_Data segment:_
▶

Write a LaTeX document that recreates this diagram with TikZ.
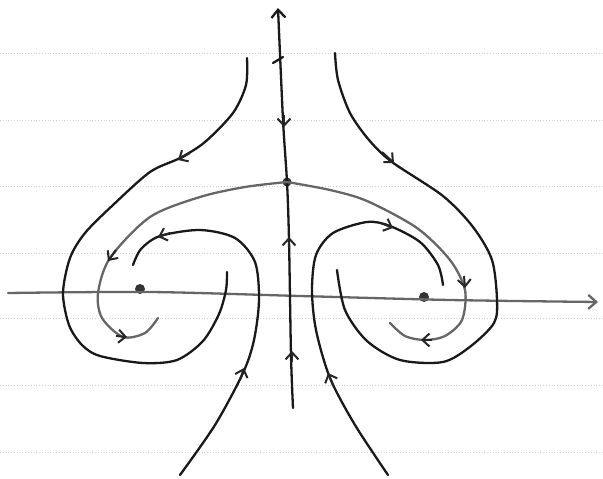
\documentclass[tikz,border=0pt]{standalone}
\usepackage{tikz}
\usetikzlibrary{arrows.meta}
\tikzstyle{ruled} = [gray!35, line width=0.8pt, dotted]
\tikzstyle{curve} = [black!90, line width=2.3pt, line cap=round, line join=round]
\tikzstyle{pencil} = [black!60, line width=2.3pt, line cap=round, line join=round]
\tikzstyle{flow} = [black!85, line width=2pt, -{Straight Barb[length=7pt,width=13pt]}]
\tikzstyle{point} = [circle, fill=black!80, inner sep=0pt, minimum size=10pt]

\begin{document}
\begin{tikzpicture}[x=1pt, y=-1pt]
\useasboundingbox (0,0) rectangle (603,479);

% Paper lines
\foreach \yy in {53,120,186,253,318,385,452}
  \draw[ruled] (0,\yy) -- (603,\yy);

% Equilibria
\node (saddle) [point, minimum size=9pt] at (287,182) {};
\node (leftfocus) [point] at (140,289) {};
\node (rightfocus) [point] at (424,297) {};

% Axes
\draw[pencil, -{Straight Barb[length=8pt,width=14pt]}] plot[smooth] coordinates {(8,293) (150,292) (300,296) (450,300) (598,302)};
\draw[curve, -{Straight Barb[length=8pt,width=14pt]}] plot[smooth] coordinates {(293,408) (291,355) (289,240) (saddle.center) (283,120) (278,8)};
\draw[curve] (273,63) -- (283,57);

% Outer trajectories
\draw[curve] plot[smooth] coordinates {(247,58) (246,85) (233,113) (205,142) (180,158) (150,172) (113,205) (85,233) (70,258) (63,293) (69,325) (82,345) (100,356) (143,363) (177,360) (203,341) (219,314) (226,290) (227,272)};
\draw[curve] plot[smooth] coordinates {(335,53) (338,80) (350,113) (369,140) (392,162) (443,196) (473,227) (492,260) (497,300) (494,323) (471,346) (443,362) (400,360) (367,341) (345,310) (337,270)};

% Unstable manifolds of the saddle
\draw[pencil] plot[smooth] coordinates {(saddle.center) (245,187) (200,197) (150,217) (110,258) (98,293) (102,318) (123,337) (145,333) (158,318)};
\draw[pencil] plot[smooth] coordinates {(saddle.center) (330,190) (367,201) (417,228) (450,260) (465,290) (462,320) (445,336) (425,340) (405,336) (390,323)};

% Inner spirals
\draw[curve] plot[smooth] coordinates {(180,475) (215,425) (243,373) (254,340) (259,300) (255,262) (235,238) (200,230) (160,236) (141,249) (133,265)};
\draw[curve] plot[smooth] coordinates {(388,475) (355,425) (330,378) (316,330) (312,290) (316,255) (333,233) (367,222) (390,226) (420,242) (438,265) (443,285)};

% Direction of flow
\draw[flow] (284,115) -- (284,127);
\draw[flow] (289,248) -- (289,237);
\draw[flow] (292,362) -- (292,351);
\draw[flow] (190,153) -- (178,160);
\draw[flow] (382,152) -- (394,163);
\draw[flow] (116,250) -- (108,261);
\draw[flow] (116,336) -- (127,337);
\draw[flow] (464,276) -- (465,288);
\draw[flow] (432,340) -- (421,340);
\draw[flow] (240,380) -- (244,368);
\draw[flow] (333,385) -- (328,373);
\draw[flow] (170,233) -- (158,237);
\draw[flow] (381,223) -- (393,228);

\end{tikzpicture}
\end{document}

◀

Please reproduce the listing exactly from its opening line through the line that contains "(273,63) -- (283,57);", both included, with all pictures omitted.

Write a LaTeX document that recreates this diagram with TikZ.
\documentclass[tikz,border=0pt]{standalone}
\usepackage{tikz}
\usetikzlibrary{arrows.meta}
\tikzstyle{ruled} = [gray!35, line width=0.8pt, dotted]
\tikzstyle{curve} = [black!90, line width=2.3pt, line cap=round, line join=round]
\tikzstyle{pencil} = [black!60, line width=2.3pt, line cap=round, line join=round]
\tikzstyle{flow} = [black!85, line width=2pt, -{Straight Barb[length=7pt,width=13pt]}]
\tikzstyle{point} = [circle, fill=black!80, inner sep=0pt, minimum size=10pt]

\begin{document}
\begin{tikzpicture}[x=1pt, y=-1pt]
\useasboundingbox (0,0) rectangle (603,479);

% Paper lines
\foreach \yy in {53,120,186,253,318,385,452}
  \draw[ruled] (0,\yy) -- (603,\yy);

% Equilibria
\node (saddle) [point, minimum size=9pt] at (287,182) {};
\node (leftfocus) [point] at (140,289) {};
\node (rightfocus) [point] at (424,297) {};

% Axes
\draw[pencil, -{Straight Barb[length=8pt,width=14pt]}] plot[smooth] coordinates {(8,293) (150,292) (300,296) (450,300) (598,302)};
\draw[curve, -{Straight Barb[length=8pt,width=14pt]}] plot[smooth] coordinates {(293,408) (291,355) (289,240) (saddle.center) (283,120) (278,8)};
\draw[curve] (273,63) -- (283,57);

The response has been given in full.